AutoGrad 概念和基础类

这篇文章介绍 PyTorch 自动微分的概念和基础类，总结自以下文章：

自动微分原理

PyTorch 使用自动微分来计算函数相对于输入的梯度。自动微分可以在给定计算图的情况下计算输入的梯度。自动微分有两种不同的实现方式：前向模式和反向模式。前向模式是在计算函数结果的同时计算梯度，而反向模式则是先评估函数，然后从输出开始计算梯度。通常情况下反向模式是更好的选择，因为输出的数量小于输入的数量，可以实现更高效的计算。

自动微分在一个有向无环图（DAG）中记录了数据（张量）和所有执行的算子（以及生成的新张量）。在这个图中，叶子节点是输入张量，根节点是输出张量。通过从根节点到叶子节点的追踪，可以使用链式法则自动计算梯度。

在前向传播过程中，自动微分同时执行两个操作：

运行所请求的算子以计算结果张量
在 DAG 中维护算子对应的梯度函数（存储于张量的 grad_fn 字段）

当在 DAG 的根节点上调用 .backward() 时，反向传播过程开始，自动微分执行以下操作：

通过 .grad_fn计算每个张量的梯度
将它们累积到相应张量的 .grad 属性中
使用链式法则，将梯度传播到叶子张量

以函数 $f(x,y)=\log(x*y)$ 为例，计算图如下：

自动微分引擎会执行这个计算图。还会扩展计算图，以计算 $w$ 相对于输入 $x$、$y$ 和中间结果 $v$ 的导数。每当引擎在计算图中执行一个算子时，该算子的导数会被添加到图中，以便稍后在反向传播中执行。

在上面的例子中，当将 $x$ 和 $y$ 相乘得到 $v$ 时，引擎会扩展计算图，使用乘法导数定义来计算乘法的偏导数：$\frac{\partial}{\partial x}g(x,y)= y$ 和 $\frac{\partial}{\partial y}g(x,y)= x$。扩展后的计算图如下图所示。注意：反向图（绿色节点）直到所有前向步骤完成后才会被执行：

接着，引擎现在计算 $\log(v)$ ，并再次扩展计算图，添加 $\log$ 导数，即 $\frac{1}{v}$。如下图：

在反向传播时该算子将生成结果 $\frac{\partial w}{\partial v}$，并与乘法导数 $\frac{\partial v}{\partial x}$, $\frac{\partial v}{\partial y}$ 相乘（按照链式法则 $\frac{\partial w}{\partial x} = \frac{\partial w}{\partial v}\frac{\partial v}{\partial x}$），生成导数 $\frac{\partial w}{\partial x}$ 和 $\frac{\partial w}{\partial y}$。

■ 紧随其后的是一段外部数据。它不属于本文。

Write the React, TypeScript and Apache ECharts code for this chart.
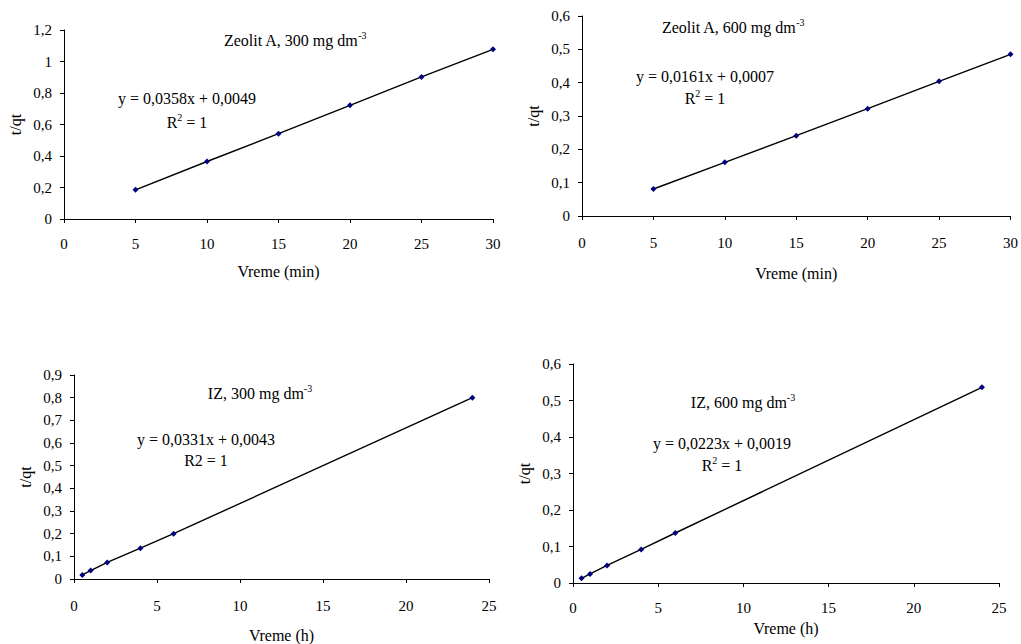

原始的计算图会扩展了一个新的虚拟变量 $z$，它与 $w$ 相同。$z$ 相对于 $w$ 的导数是 1，因为它们是同一个变量，这个技巧允许我们应用链式法则来计算输入的导数。在前向传播完成后，我们开始进行反向传播，通过为 $\frac{\partial z}{\partial w}$ 提供初始值 $1.0$：

然后，按照绿色图执行 LogDerivative $\frac{1}{v}$，并将其结果乘以 $\frac{\partial z}{\partial w}$ ，由链式法则得到梯度 $\frac{\partial z}{\partial v}$。接下来，乘法导数以相同的方式执行，最终得到所需的导数 $\frac{\partial z}{\partial x}$ 和 $\frac{\partial z}{\partial y}$。

PyTorch 示例

示例一

代码

import torch

a = torch.tensor(2., requires_grad=True)
b = torch.tensor(6., requires_grad=True)
O = 3*a**3
P = b**2
Q = O - P
external_grad = torch.tensor(1.)
Q.backward(gradient=external_grad)
print(a.grad)
print(b.grad)

输出

tensor(36.)
tensor(-12.)

分析

由 $Q = 3a^3 - b^2$，$Q$ 对 $a$ 的偏导 $\frac{∂Q}{∂a} = 9a^2$ ，对 $b$ 的偏导 $\frac{∂Q}{∂b} = -2b$。

由 $a = 2$，$b=6$，可得 $\frac{∂Q}{∂a} = 9a^2 = 36$，$\frac{∂Q}{∂b} = -2b=-12$。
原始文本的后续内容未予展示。